Bud Light’s CEO is shrugging off the massive consumer boycott that has slashed beer sales by one quarter since the company’s marketing managers embraced transgender advocate Dylan Mulvaney.
“We believe we have the experience, the resources, and the partners to manage this,” Anheuser-Busch CEO Michel Doukeris said in a routine call with stock market analysts on Thursday.
“Our four-year [economic] growth outlook is unchanged,” said Doukeris, a Brazilian businessman who runs AB InBev, the multinational company that owns Bud Light and many other beer brands.
But Doukeris is also working hard to extract his brand from the debate without alienating drinkers or political activists.
He told the analysts:
Let’s talk about our consumers. We continue to be committed to the programs and partnerships that we have forged over decades for consumers and for organizations that represent a wide range of communities where we operate.

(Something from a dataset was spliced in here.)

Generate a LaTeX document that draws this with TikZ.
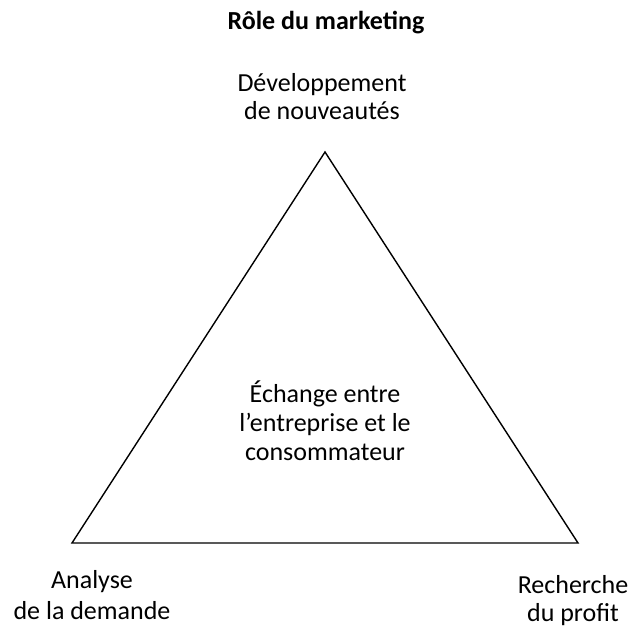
\documentclass[tikz,border=0pt]{standalone}
\usepackage{fontspec}
\setmainfont{Carlito}
\begin{document}
\begin{tikzpicture}[x=1pt,y=-1pt,
  lbl/.style={anchor=base,font=\fontsize{26}{31}\selectfont,inner sep=0pt},
  ttl/.style={anchor=base,font=\fontsize{26}{31}\selectfont\bfseries,inner sep=0pt}]
\useasboundingbox (0,0) rectangle (632,628);
\coordinate (top) at (325,152);
\coordinate (bl) at (72,543);
\coordinate (br) at (578,543);
\draw[line width=1.4pt,line join=miter] (top) -- (bl) -- (br) -- cycle;
\node[ttl] (title) at (326,30) {Rôle du marketing};
\node[lbl] (dev1) at (322,92) {Développement};
\node[lbl] (dev2) at (322,120) {de nouveautés};
\node[lbl] (ech1) at (325,402) {Échange entre};
\node[lbl] (ech2) at (325,431) {l’entreprise et le};
\node[lbl] (ech3) at (325,460) {consommateur};
\node[lbl] (ana1) at (92,588) {Analyse};
\node[lbl] (ana2) at (92,619) {de la demande};
\node[lbl] (rec1) at (573,593) {Recherche};
\node[lbl] (rec2) at (573,621) {du profit};
\end{tikzpicture}
\end{document}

We work every day to delight our consumers and brings people together. When we do this well, our brands perform ….
While beer will always be at the table when important topics are debated, the beer itself should not be the focus of the debate.

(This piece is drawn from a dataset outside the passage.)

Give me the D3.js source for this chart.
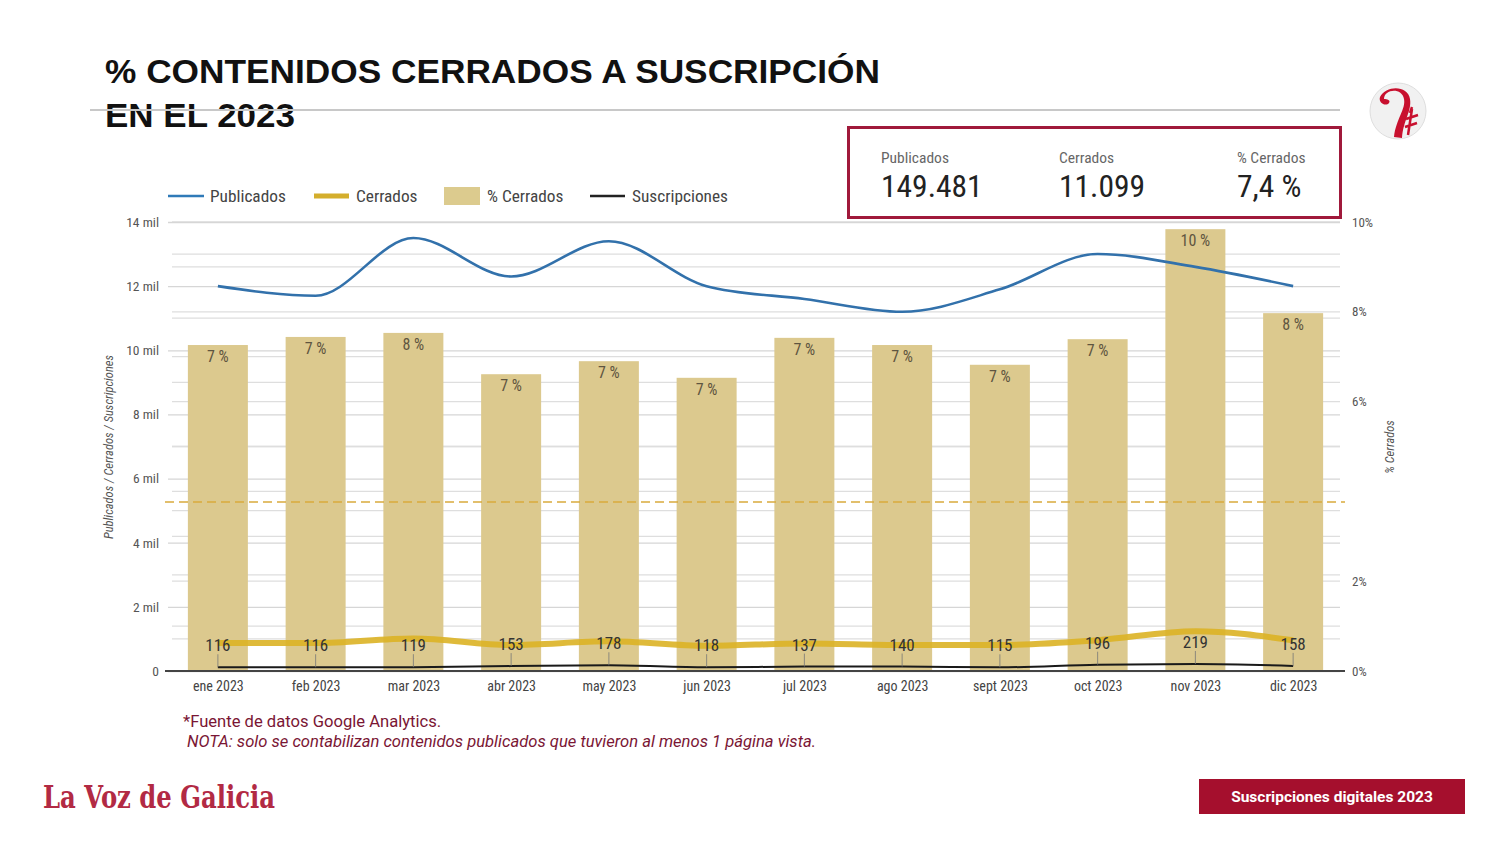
<!DOCTYPE html>
<html>
<head>
<meta charset="utf-8">
<script src="https://cdn.jsdelivr.net/npm/d3@7"></script>
<style>
  html, body { margin: 0; padding: 0; background: #fff; }
  svg { display: block; }
</style>
</head>
<body>
<svg id="chart" width="1500" height="844"></svg>
<script>
// ---------- DATA ----------
const months = ["ene 2023","feb 2023","mar 2023","abr 2023","may 2023","jun 2023","jul 2023","ago 2023","sept 2023","oct 2023","nov 2023","dic 2023"];
const publicados = [12000,11700,13500,12300,13400,12000,11600,11200,11900,13000,12600,12000];
const cerrados = [871,870,1017,813,925,784,861,813,812,961,1240,956];
const pctCerrados = [7.26,7.44,7.53,6.61,6.90,6.53,7.42,7.26,6.82,7.39,9.84,7.97];
const pctLabels = ["7 %","7 %","8 %","7 %","7 %","7 %","7 %","7 %","7 %","7 %","10 %","8 %"];
const suscripciones = [116,116,119,153,178,118,137,140,115,196,219,158];
const leftTicks = [0,2000,4000,6000,8000,10000,12000,14000];
const leftMinor = [1000,3000,5000,7000,9000,11000,13000];
const rightTicks = [0,2,6,8,10];
const rightGrid = [1,2,3,4,5,6,7,8,9,10];
const refLine = 5270; // dashed reference line (left axis units)
const kpiLabels = ["Publicados","Cerrados","% Cerrados"];
const kpiValues = ["149.481","11.099","7,4 %"];
const legendItems = ["Publicados","Cerrados","% Cerrados","Suscripciones"];

// ---------- SETUP ----------
const svg = d3.select("#chart");
const COND = '"Roboto Condensed", "Liberation Sans Narrow", "Roboto", sans-serif';

const x = d3.scalePoint().domain(months).range([169, 1342]).padding(0.5);
const barW = 60;
const yL = d3.scaleLinear().domain([0,14000]).range([671,222]);
const yR = d3.scaleLinear().domain([0,10]).range([671,222]);

// ---------- TITLE ----------
const title = svg.append("g").attr("font-family","'Liberation Sans', Arial, sans-serif").attr("font-weight","bold").attr("fill","#111");
title.append("text").attr("x",105).attr("y",83).attr("font-size",34)
  .attr("textLength",775).attr("lengthAdjust","spacingAndGlyphs").text("% CONTENIDOS CERRADOS A SUSCRIPCIÓN");
title.append("text").attr("x",105).attr("y",127).attr("font-size",34)
  .attr("textLength",190).attr("lengthAdjust","spacingAndGlyphs").text("EN EL 2023");
svg.append("line").attr("x1",90).attr("x2",1340).attr("y1",110).attr("y2",110)
  .attr("stroke","#c8c8c8").attr("stroke-width",2);

// logo circle
const lg = svg.append("g").attr("transform","translate(1398,111)");
lg.append("circle").attr("r",28).attr("fill","#f1f1f1").attr("stroke","#dedede");
lg.append("path").attr("d","M-14,-12 C-14,-22 4,-24 6,-12 C8,-2 -2,8 -4,26 L4,27 C5,10 14,0 12,-12 C10,-26 -12,-26 -18,-14 C-20,-8 -12,-4 -9,-8 C-7,-11 -11,-12 -14,-12 Z")
  .attr("fill","#c8102e");
lg.append("path").attr("d","M12,2 L14,-4 M8,8 L20,4 M7,16 L19,12 M14,-2 L10,24")
  .attr("stroke","#c8102e").attr("stroke-width",2.5);

// ---------- GRID ----------
const grid = svg.append("g");
grid.selectAll("line.gl").data(leftMinor).join("line")
  .attr("x1",172).attr("x2",1340).attr("y1",d=>yL(d)).attr("y2",d=>yL(d))
  .attr("stroke","#dedede").attr("stroke-width",1.3);
grid.selectAll("line.gr").data(rightGrid).join("line")
  .attr("x1",172).attr("x2",1340).attr("y1",d=>yR(d)).attr("y2",d=>yR(d))
  .attr("stroke","#dedede").attr("stroke-width",1.3);

// left axis
const axL = d3.axisLeft(yL).tickValues(leftTicks).tickSize(-1172).tickPadding(9)
  .tickFormat(d => d === 0 ? "0" : (d/1000) + " mil");
const gL = svg.append("g").attr("transform","translate(168,0)").call(axL);
gL.select(".domain").remove();
gL.selectAll(".tick line").attr("stroke","#d6d6d6").attr("stroke-width",1.3);
gL.selectAll(".tick text").attr("font-family",COND).attr("font-size",13.5).attr("fill","#555");

// right axis
const axR = d3.axisRight(yR).tickValues(rightTicks).tickSize(0).tickPadding(12)
  .tickFormat(d => d + "%");
const gR = svg.append("g").attr("transform","translate(1340,0)").call(axR);
gR.select(".domain").remove();
gR.selectAll(".tick text").attr("font-family",COND).attr("font-size",13).attr("fill","#555");

// axis titles
svg.append("text").attr("transform","translate(113,447) rotate(-90)")
  .attr("text-anchor","middle").attr("font-family",COND).attr("font-size",12.5)
  .attr("font-style","italic").attr("fill","#555").text("Publicados / Cerrados / Suscripciones");
svg.append("text").attr("transform","translate(1394,447) rotate(-90)")
  .attr("text-anchor","middle").attr("font-family",COND).attr("font-size",12.5)
  .attr("font-style","italic").attr("fill","#555").text("% Cerrados");

// ---------- BARS ----------
svg.append("g").selectAll("rect").data(pctCerrados).join("rect")
  .attr("x",(d,i)=>x(months[i]) - barW/2).attr("width",barW)
  .attr("y",d=>yR(d)).attr("height",d=>yR(0)-yR(d))
  .attr("fill","#dcc98e");

svg.append("g").selectAll("text").data(pctLabels).join("text")
  .attr("x",(d,i)=>x(months[i])).attr("y",(d,i)=>yR(pctCerrados[i]) + 17)
  .attr("text-anchor","middle").attr("font-family",COND).attr("font-size",16)
  .attr("fill","#5f5540").text(d=>d);

// dashed reference
svg.append("line").attr("x1",165).attr("x2",1345).attr("y1",yL(refLine)).attr("y2",yL(refLine))
  .attr("stroke","#d9ab3c").attr("stroke-width",1.6).attr("stroke-dasharray","9,5");

// x baseline
svg.append("line").attr("x1",165).attr("x2",1345).attr("y1",yL(0)).attr("y2",yL(0))
  .attr("stroke","#444").attr("stroke-width",1.8);

// x axis labels
const axX = d3.axisBottom(x).tickSize(0).tickPadding(10);
const gX = svg.append("g").attr("transform",`translate(0,${yL(0)})`).call(axX);
gX.select(".domain").remove();
gX.selectAll(".tick text").attr("font-family",COND).attr("font-size",14).attr("fill","#444");

// ---------- LINES ----------
const lineGen = (arr) => d3.line().x((d,i)=>x(months[i])).y(d=>yL(d)).curve(d3.curveMonotoneX)(arr);

svg.append("path").attr("d",lineGen(publicados)).attr("fill","none")
  .attr("stroke","#3271ab").attr("stroke-width",2.6);
svg.append("path").attr("d",lineGen(cerrados)).attr("fill","none")
  .attr("stroke","#dbb325").attr("stroke-opacity",0.9).attr("stroke-width",6);
svg.append("path").attr("d",lineGen(suscripciones)).attr("fill","none")
  .attr("stroke","#1a1a1a").attr("stroke-width",2);

// suscripciones labels + leaders
const sl = svg.append("g");
sl.selectAll("line").data(suscripciones).join("line")
  .attr("x1",(d,i)=>x(months[i])).attr("x2",(d,i)=>x(months[i]))
  .attr("y1",d=>yL(d)-13).attr("y2",d=>yL(d))
  .attr("stroke","#777").attr("stroke-width",0.8);
sl.selectAll("text").data(suscripciones).join("text")
  .attr("x",(d,i)=>x(months[i])).attr("y",d=>yL(d)-16)
  .attr("text-anchor","middle").attr("font-family",COND).attr("font-size",17)
  .attr("fill","#333").text(d=>d);

// ---------- LEGEND ----------
const leg = svg.append("g").attr("font-family",COND).attr("font-size",17.3).attr("fill","#444");
leg.append("line").attr("x1",168).attr("x2",204).attr("y1",196).attr("y2",196).attr("stroke","#2f7ab8").attr("stroke-width",2.5);
leg.append("text").attr("x",210).attr("y",202).text(legendItems[0]);
leg.append("line").attr("x1",314).attr("x2",349).attr("y1",196).attr("y2",196).attr("stroke","#d4ae2c").attr("stroke-width",5);
leg.append("text").attr("x",356).attr("y",202).text(legendItems[1]);
leg.append("rect").attr("x",444).attr("y",187).attr("width",36).attr("height",18).attr("fill","#dccb8e");
leg.append("text").attr("x",487).attr("y",202).text(legendItems[2]);
leg.append("line").attr("x1",590).attr("x2",625).attr("y1",196).attr("y2",196).attr("stroke","#222").attr("stroke-width",2.5);
leg.append("text").attr("x",632).attr("y",202).text(legendItems[3]);

// ---------- KPI BOX ----------
svg.append("rect").attr("x",848.5).attr("y",127.5).attr("width",492).attr("height",90)
  .attr("fill","#fff").attr("stroke","#a0193b").attr("stroke-width",3);
const kx = [881,1059,1237];
svg.append("g").selectAll("text").data(kpiLabels).join("text")
  .attr("x",(d,i)=>kx[i]).attr("y",163).attr("font-family",COND).attr("font-size",15.5)
  .attr("fill","#666").text(d=>d);
svg.append("g").selectAll("text").data(kpiValues).join("text")
  .attr("x",(d,i)=>kx[i]).attr("y",197).attr("font-family",COND).attr("font-size",31.5)
  .attr("fill","#222").text(d=>d);

// ---------- FOOTER ----------
svg.append("text").attr("x",183).attr("y",727).attr("font-family","Roboto, sans-serif").attr("font-size",16.6)
  .attr("fill","#7a1634").text("*Fuente de datos Google Analytics.");
svg.append("text").attr("x",187).attr("y",747).attr("font-family","Roboto, sans-serif").attr("font-size",16.6)
  .attr("font-style","italic").attr("fill","#7a1634").text("NOTA: solo se contabilizan contenidos publicados que tuvieron al menos 1 página vista.");

svg.append("text").attr("x",43).attr("y",808).attr("font-family","'DejaVu Serif', serif").attr("font-size",32)
  .attr("font-weight","bold").attr("fill","#b22a44")
  .attr("textLength",232).attr("lengthAdjust","spacingAndGlyphs").text("La Voz de Galicia");

svg.append("rect").attr("x",1199).attr("y",779).attr("width",266).attr("height",35).attr("fill","#a50f2d");
svg.append("text").attr("x",1332).attr("y",802).attr("text-anchor","middle")
  .attr("font-family","Roboto, sans-serif").attr("font-weight","bold").attr("font-size",15.5)
  .attr("fill","#fff").text("Suscripciones digitales 2023");
</script>
</body>
</html>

But Light is about to being easy to drink and being easy to enjoy. That’s what consumers want and that’s what we are focused on delivering.
The company has already taken some practical steps to stop the bleeding. It has sidelined the managers who hired the pro-transgender advocates, given free cases of beer to employees in its network of distributors, promised more ad funding, and released a Bud Light ad that is entirely free of transgender advocacy. The ad’s comments are also disabled to mute more criticism from consumers.

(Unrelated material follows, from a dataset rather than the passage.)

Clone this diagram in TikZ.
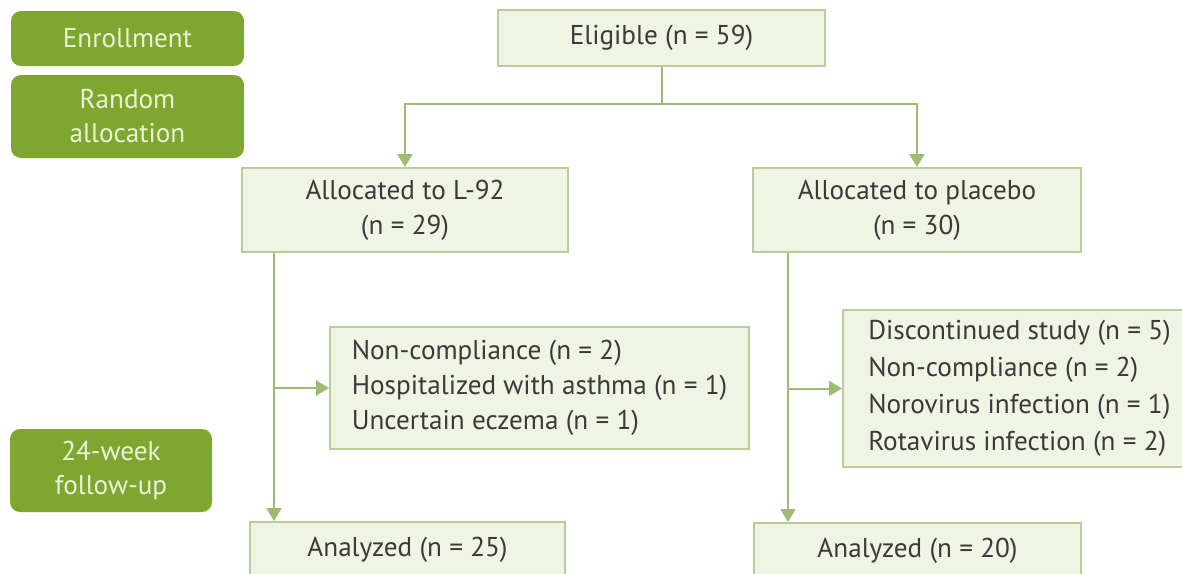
\documentclass[tikz,border=0pt]{standalone}
\usepackage{fontspec}
\setmainfont{PT Sans}
\usetikzlibrary{arrows.meta}
\definecolor{stagegreen}{HTML}{7FA62F}
\definecolor{stagetext}{HTML}{EAF2D6}
\definecolor{boxfill}{HTML}{EFF4E5}
\definecolor{boxline}{HTML}{B9CD98}
\definecolor{linkgreen}{HTML}{9DBC72}
\definecolor{boxtext}{HTML}{3A3A3A}
\begin{document}
\begin{tikzpicture}[x=0.5pt,y=-0.5pt]
    \tikzset{
        stage/.style={fill=stagegreen, text=stagetext, rounded corners=5pt, align=center,
            inner sep=0pt, font=\fontsize{13.6}{17}\selectfont},
        flowbox/.style={draw=boxline, fill=boxfill, text=boxtext, line width=1pt, inner sep=0pt,
            font=\fontsize{13.6}{17.5}\selectfont},
        link/.style={draw=linkgreen, line width=1pt},
        arrowlink/.style={link, -{Triangle[length=6.5pt,width=7.5pt]}},
    }
    \useasboundingbox (0,0) rectangle (1182,573);
    \clip (0,0) rectangle (1182,573);
    \fill[white] (0,0) rectangle (1182,573);
    % stages on the left
    \node[stage, minimum width=116.5pt, minimum height=27.5pt] (enroll) at (127.5,38.5) {Enrollment};
    \node[stage, minimum width=116.5pt, minimum height=41.5pt] (random) at (127.5,116.5) {Random\\allocation};
    \node[stage, minimum width=101pt, minimum height=41.5pt] (follow) at (111,470.5) {24-week\\follow-up};
    % flow boxes
    \node[flowbox, minimum width=163.5pt, minimum height=28pt] (elig) at (661.5,38) {Eligible (n = 59)};
    \node[flowbox, align=center, minimum width=163pt, minimum height=42pt] (lnn) at (405,210) {Allocated to L-92\\(n = 29)};
    \node[flowbox, align=center, minimum width=164pt, minimum height=42pt] (plac) at (917,210) {Allocated to placebo\\(n = 30)};
    \node[flowbox, align=left, minimum width=209.5pt, minimum height=61pt] (exlnn) at (539.5,388)
        {Non-compliance (n = 2)\\Hospitalized with asthma (n = 1)\\Uncertain eczema (n = 1)};
    \node[flowbox, align=left, minimum width=176.5pt, minimum height=78.5pt,
        font=\fontsize{13.6}{18.5}\selectfont] (explac) at (1019.5,388.5)
        {Discontinued study (n = 5)\\Non-compliance (n = 2)\\Norovirus infection (n = 1)\\Rotavirus infection (n = 2)};
    \node[flowbox, minimum width=157.5pt, minimum height=28pt] (analnn) at (407.5,550) {Analyzed (n = 25)};
    \node[flowbox, minimum width=163.5pt, minimum height=28pt] (anaplac) at (917.5,551) {Analyzed (n = 20)};
    % connectors
    \coordinate (split) at (661.5,104);
    \coordinate (trunkl) at (274,0);
    \coordinate (trunkp) at (788,0);
    \draw[link] (elig.south) -- (split);
    \draw[arrowlink] (split) -| (lnn.north);
    \draw[arrowlink] (split) -| (plac.north);
    \draw[arrowlink] (trunkl |- lnn.south) -- (trunkl |- analnn.north);
    \draw[arrowlink] (trunkl |- exlnn.west) -- (exlnn.west);
    \draw[arrowlink] (trunkp |- plac.south) -- (trunkp |- anaplac.north);
    \draw[arrowlink] (trunkp |- explac.west) -- (explac.west);
\end{tikzpicture}
\end{document}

But the company has not taken any steps to disavow the aggressive transgender ideology that was touted by its now-disgraded marketing managers.
That is a difficult task because the transgender ideology has many powerful friends in the White House and in the various agencies that could cause many problems for the multinational beverage firm.
The transgender groups are already threatening the company for not continuing to embrace Mulvaney.
“It is absolutely critical for Anheuser-Busch to stand in solidarity with Dylan and the trans community,” said an April 26 letter from the Human Rights Campaign Foundation, adding:
However, when faced with anti-LGBTQ+ and transphobic criticism, Anheuser-Busch’s actions demonstrate a profound lack of fortitude in upholding its values of diversity, equity, and inclusion to employees, customers, shareholders and the LGBTQ+ community …
This not only lends credence to hate-filled rhetoric, it exposes Anheuser-Busch to long-term business impacts with employees and customers increasingly looking for steadfast commitment to LGBTQ+ corporate citizenships.
But the public boycott is well established — and is likely reinforced when public displays of transgenderism remind consumers of the Mulvaney embrace.
“We haven’t been seeing a drop in sales overall, but But Light sales are way down,” Keith Brancato, a manager at Myrna’s Brewery Outlet in New Kensington, Pa., told TribLive.com, adding:
“Jim Stunja of Beer, Bets & Butts in North Huntingdon … some customers have come into the business armed with a list of products to avoid buying.
“They go down the list and say, ‘Anheuser-Busch owns this,’ and then they buy stuff that Anheuser-Busch doesn’t own.”
On May 2, the Wall Street Journal spotlighted part of the dilemma facing Bud Light’s array of complaining beer distributors:
“They didn’t need to take this risk,” one distributor said, adding that he was worried the brand might now swing back in the other direction. “I lost my cowboy bars and now I could lose my gay bars, too.”
Self-proclaimed transgender people comprise less than one percent of the American population, although there is a growing number of Americans who classify themselves as” non-binary” or “queer.”
Gays and lesbians are not transgender, and they comprise perhaps three percent of the population.
Mulvaney’s transgender ideology says governments should arrest people who deny transgender claims and also forcefully suppress the civic and legal recognition of the complementary differences between the two sexes. The authoritarian agenda threatens Americans’ physical health, youthful development, mental health, sciences, and satisfaction in life.
It also seeks to destroy the many single-sex institutions and activities — such as sports, bathrooms, and clubs — that help men and women, gays and lesbians, and young girls and teenagers simultaneously compete and cooperate in a chaotic democracy. The ideology also distracts American citizens and legislators from dealing with damaging civic trends such as declining education scores, rising migration, and slowing innovation.
The ideology also drags many adherents into a lifetime of romantic rejection. That may remain a problem for Mulvaney, who formerly described himself as a gay “theater kid.”
Transgenderism is so toxic to many Americans that 50 percent of middle-income earners are less likely to buy Bud Light beer, according to a Rasmussen poll of 1,041 adults, released on April 18. Roughly one-third of people in each income group say they “strongly support” the boycott, said the poll.